There is a likely tendency that it will give us a narrow perspective of the future. That the person you’re dating should be this and that for your supposed future.

Of course, we cannot ignore the concern that arises from dating. There will always be differences apparent between two partners, from trivial interests to goals in life. However, as the days together grow longer and more frequent, things might start to become ambiguous in the relationship. Suddenly, you question the direction the relationship is taking. You won’t know if they’re as committed as you are. This general concern inherent in dating breeds the underlying issue that the original poster of the tweet has.

Nonetheless, the point still stands that dating entails respect, just as any interaction with others does.

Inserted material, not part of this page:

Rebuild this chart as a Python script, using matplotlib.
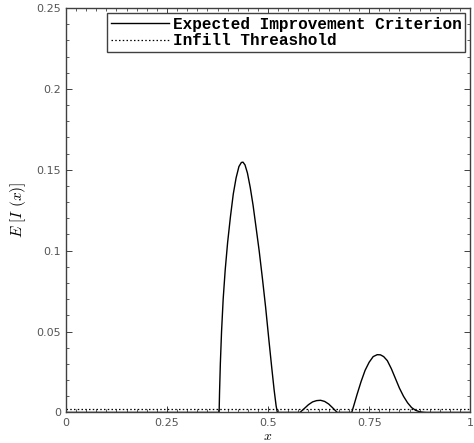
import matplotlib
matplotlib.use('Agg')
import matplotlib.pyplot as plt
from matplotlib.ticker import MultipleLocator

# expected improvement
x_ei = [0.0, 0.379, 0.380, 0.382, 0.385, 0.389, 0.394, 0.400, 0.407, 0.414,
        0.421, 0.428, 0.434, 0.438, 0.443, 0.449, 0.456, 0.463, 0.470, 0.478,
        0.486, 0.494, 0.502, 0.509, 0.515, 0.520, 0.523,
        0.579, 0.590, 0.600, 0.610, 0.620, 0.630, 0.640, 0.650, 0.660, 0.671,
        0.707, 0.713, 0.720, 0.730, 0.740, 0.750, 0.760, 0.770, 0.778, 0.786,
        0.795, 0.805, 0.815, 0.825, 0.835, 0.845, 0.855, 0.865, 0.875, 0.885,
        0.893, 1.0]
y_ei = [0.0, 0.0, 0.012, 0.030, 0.050, 0.070, 0.088, 0.105, 0.121, 0.135,
        0.145, 0.152, 0.1545, 0.1547, 0.153, 0.148, 0.139, 0.128, 0.115, 0.100,
        0.083, 0.065, 0.045, 0.028, 0.014, 0.004, 0.0,
        0.0, 0.0025, 0.0048, 0.0065, 0.0073, 0.0075, 0.0068, 0.0052, 0.0028, 0.0,
        0.0, 0.005, 0.011, 0.019, 0.026, 0.031, 0.0345, 0.0357, 0.0356, 0.0345,
        0.032, 0.027, 0.021, 0.015, 0.010, 0.006, 0.003, 0.0013, 0.0004, 0.0001,
        0.0, 0.0]
threshold = 0.002

x_ticks = [0, 0.25, 0.5, 0.75, 1]
x_labels = ['0', '0.25', '0.5', '0.75', '1']
y_ticks = [0, 0.05, 0.1, 0.15, 0.2, 0.25]
y_labels = ['0', '0.05', '0.1', '0.15', '0.2', '0.25']

plt.rcParams['mathtext.fontset'] = 'cm'

fig = plt.figure(figsize=(4.74, 4.43), dpi=100)
ax = fig.add_axes([0.139, 0.069, 0.853, 0.913])

ax.plot(x_ei, y_ei, color='black', lw=1.0, label='Expected Improvement Criterion')
ax.plot([0, 1], [threshold, threshold], color='black', lw=0.9,
        linestyle=(0, (1.2, 1.8)), label='Infill Threashold')

ax.set_xlim(0, 1)
ax.set_ylim(0, 0.25)
ax.set_xticks(x_ticks)
ax.set_xticklabels(x_labels)
ax.set_yticks(y_ticks)
ax.set_yticklabels(y_labels)
ax.xaxis.set_minor_locator(MultipleLocator(0.025))
ax.yaxis.set_minor_locator(MultipleLocator(0.01))
ax.tick_params(which='both', direction='in', top=True, right=True,
               colors='#404040', labelcolor='#555555', labelsize=8)
ax.tick_params(which='major', length=4, width=0.7)
ax.tick_params(which='minor', length=2, width=0.6)
ax.tick_params(axis='x', which='major', pad=4)
for s in ax.spines.values():
    s.set_color('#404040')
    s.set_linewidth(1.0)

ax.set_xlabel(r'$x$', fontsize=10)
ax.xaxis.set_label_coords(0.5, -0.04)
ax.set_ylabel(r'$E\ [I\ (x)]$', fontsize=11)
ax.yaxis.set_label_coords(-0.094, 0.5)

leg = ax.legend(loc='upper right', prop={'family': 'Liberation Mono', 'weight': 'bold', 'size': 11.5},
                fancybox=False, framealpha=1, edgecolor='#404040', handlelength=3.6,
                borderaxespad=0.3, borderpad=0.25, labelspacing=0.1, handletextpad=0.25)
leg.get_frame().set_linewidth(1.0)

fig.savefig('out.png', dpi=100)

Clarity from both sides of the parties must be present. Respect the boundaries of the person, and the relationship. The whole relationship depends on the boundaries both parties have set. For this reason, communication is of utmost importance. However, there will be instances that two people really are not meant to be together.

We are not entitled to other people in the same way that they are not entitled to us. No matter how many discussions and heart to heart talks you have with your partner, if they are not willing, then they’re not. Getting hurt is part of the process, and is completely valid. The nature of being human and the fragility of emotions are things that we should be able to accept especially in difficult times. From these sorts of interactions and experiences, we are able to learn more about the world and ourselves.

Love the person for who they are, not for what you hope they can be.

Sure, there are merits that come with believing that your partner can become a better person. However, the problem here is the projection of your own ideals onto that person which might lead you to believe that that is the better version of themselves. We mustn’t forget that dating isn’t a deliberate hunt for a spouse. While it is not bad to date to marry, we should always be reminded that the love we feel must be for the person themselves, and for their potential.